Raw data:
⟨
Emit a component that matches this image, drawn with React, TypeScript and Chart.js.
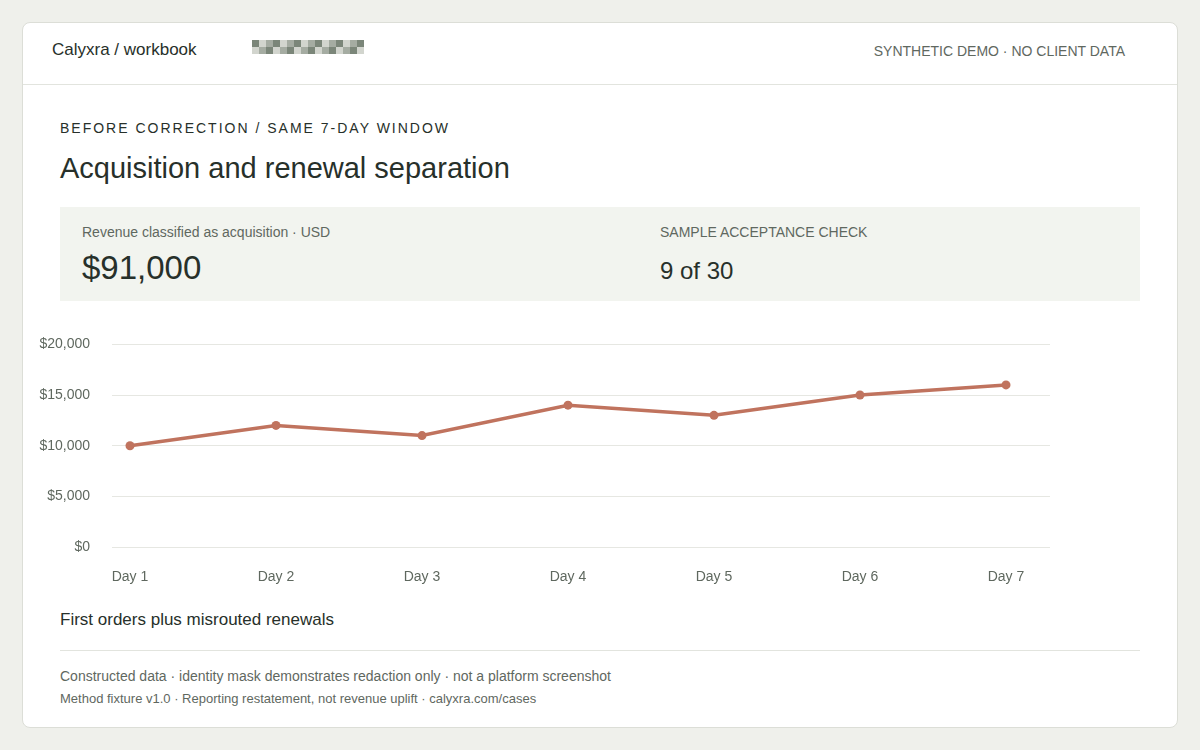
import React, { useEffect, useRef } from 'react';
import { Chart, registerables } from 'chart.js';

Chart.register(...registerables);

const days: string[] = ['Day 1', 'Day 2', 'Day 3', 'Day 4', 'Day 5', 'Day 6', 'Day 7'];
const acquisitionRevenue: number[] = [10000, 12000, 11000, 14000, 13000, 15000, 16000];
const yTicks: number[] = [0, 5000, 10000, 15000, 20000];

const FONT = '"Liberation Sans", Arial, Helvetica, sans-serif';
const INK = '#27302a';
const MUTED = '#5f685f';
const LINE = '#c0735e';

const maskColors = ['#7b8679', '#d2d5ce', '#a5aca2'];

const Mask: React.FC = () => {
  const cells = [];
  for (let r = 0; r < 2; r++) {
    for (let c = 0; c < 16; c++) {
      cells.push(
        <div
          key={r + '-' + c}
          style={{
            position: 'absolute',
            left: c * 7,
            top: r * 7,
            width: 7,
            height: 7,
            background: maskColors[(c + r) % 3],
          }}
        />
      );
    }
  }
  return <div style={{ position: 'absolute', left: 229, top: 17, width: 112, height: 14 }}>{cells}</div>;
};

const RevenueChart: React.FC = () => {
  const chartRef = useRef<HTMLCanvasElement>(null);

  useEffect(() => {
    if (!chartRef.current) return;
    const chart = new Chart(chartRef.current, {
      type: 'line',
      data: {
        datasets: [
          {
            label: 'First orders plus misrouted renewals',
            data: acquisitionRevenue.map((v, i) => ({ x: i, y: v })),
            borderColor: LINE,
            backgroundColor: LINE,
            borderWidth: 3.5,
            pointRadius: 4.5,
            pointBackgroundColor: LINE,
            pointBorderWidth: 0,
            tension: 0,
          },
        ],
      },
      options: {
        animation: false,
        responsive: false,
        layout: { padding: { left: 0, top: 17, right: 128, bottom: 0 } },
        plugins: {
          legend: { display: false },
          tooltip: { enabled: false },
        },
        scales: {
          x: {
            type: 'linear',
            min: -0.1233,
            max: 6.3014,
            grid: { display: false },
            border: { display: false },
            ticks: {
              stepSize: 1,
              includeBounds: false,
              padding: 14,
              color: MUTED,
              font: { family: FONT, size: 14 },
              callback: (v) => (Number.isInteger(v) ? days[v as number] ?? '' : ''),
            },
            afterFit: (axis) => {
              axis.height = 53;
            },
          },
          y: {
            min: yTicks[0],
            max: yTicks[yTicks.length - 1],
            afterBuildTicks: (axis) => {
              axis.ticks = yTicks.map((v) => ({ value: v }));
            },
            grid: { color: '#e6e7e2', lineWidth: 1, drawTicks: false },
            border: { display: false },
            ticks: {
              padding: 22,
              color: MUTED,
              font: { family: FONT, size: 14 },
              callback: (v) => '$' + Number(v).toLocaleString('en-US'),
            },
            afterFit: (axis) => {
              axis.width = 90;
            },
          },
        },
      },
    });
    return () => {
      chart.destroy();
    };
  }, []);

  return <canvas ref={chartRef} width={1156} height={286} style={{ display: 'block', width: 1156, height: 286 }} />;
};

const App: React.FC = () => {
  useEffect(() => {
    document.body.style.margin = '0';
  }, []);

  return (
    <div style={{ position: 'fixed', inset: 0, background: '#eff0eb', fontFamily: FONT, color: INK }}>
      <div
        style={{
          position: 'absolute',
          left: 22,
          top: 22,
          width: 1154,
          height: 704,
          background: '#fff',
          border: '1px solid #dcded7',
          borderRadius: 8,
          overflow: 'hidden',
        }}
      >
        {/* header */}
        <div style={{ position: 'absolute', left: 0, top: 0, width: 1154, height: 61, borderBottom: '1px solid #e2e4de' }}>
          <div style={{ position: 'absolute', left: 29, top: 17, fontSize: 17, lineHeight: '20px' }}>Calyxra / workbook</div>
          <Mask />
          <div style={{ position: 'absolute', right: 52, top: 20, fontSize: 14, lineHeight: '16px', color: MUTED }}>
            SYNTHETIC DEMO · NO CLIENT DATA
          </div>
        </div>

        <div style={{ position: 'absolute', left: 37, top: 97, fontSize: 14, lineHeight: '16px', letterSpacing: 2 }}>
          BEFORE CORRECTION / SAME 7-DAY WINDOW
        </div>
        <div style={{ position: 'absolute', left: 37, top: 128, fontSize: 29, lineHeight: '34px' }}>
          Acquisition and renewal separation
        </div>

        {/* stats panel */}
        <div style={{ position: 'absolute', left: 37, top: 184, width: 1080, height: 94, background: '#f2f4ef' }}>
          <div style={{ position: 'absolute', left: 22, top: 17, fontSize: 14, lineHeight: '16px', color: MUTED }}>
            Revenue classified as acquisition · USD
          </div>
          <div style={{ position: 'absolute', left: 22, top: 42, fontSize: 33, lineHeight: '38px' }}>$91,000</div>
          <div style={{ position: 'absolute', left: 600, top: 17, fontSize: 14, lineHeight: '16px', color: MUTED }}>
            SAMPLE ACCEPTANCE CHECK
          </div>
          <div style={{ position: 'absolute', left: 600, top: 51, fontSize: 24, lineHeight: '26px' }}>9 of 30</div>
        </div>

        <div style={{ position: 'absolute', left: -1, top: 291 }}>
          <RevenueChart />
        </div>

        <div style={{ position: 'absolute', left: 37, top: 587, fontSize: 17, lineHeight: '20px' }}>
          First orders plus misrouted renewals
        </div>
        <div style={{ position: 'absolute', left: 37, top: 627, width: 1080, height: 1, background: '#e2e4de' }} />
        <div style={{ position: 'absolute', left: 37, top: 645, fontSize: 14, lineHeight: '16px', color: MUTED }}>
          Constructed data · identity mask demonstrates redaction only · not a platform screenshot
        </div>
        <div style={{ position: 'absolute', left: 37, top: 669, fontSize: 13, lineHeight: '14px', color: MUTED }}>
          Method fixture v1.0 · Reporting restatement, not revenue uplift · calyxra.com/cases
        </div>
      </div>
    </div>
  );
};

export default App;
⟩
⟨
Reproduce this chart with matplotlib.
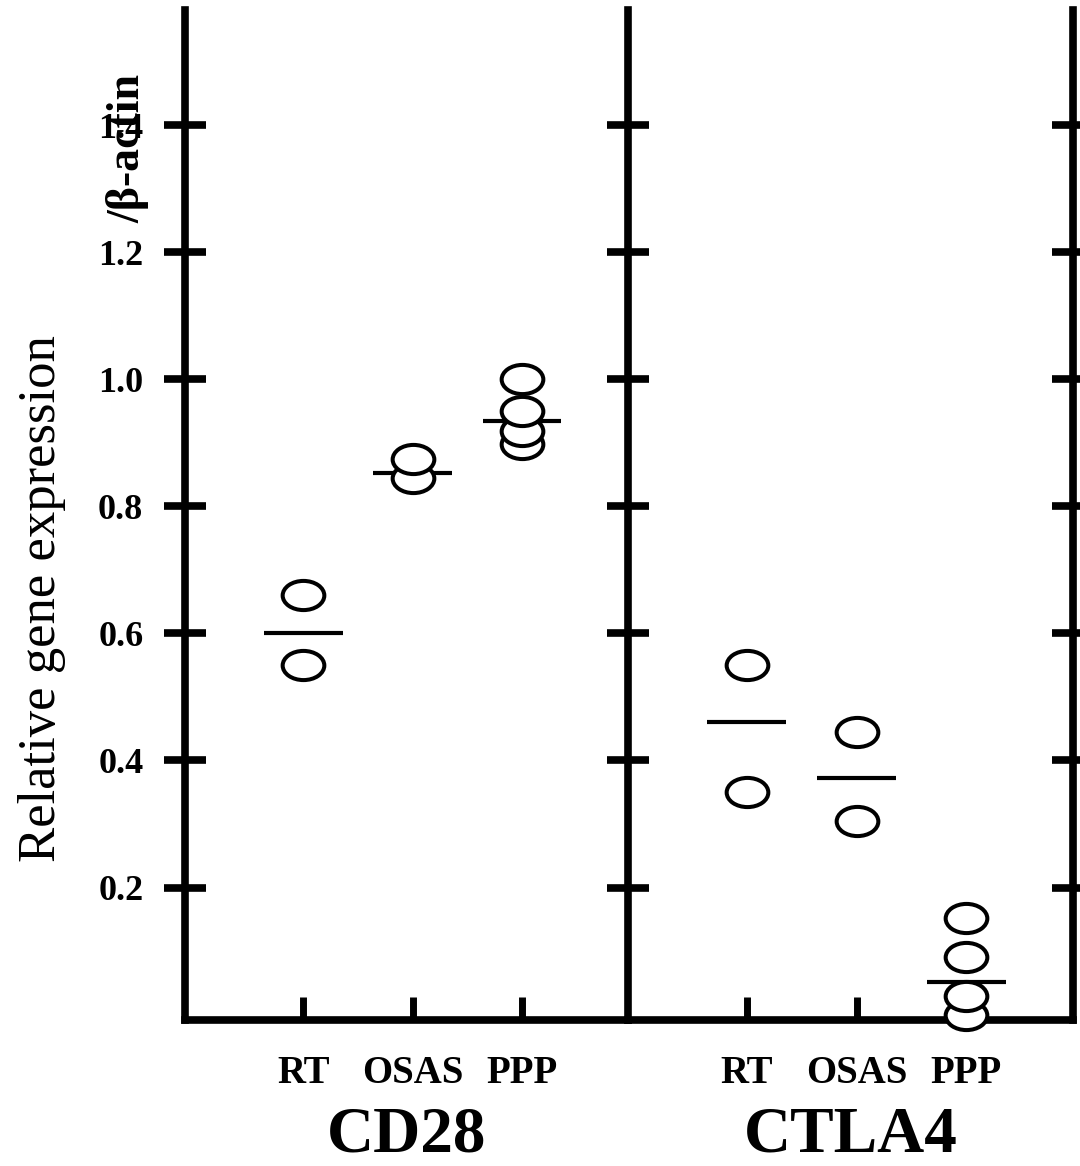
⟩
What to work on: Select every line in the material above where the string "with" occurs, and copy it.

Response below:
Emit a component that matches this image, drawn with React, TypeScript and Chart.js.
Reproduce this chart with matplotlib.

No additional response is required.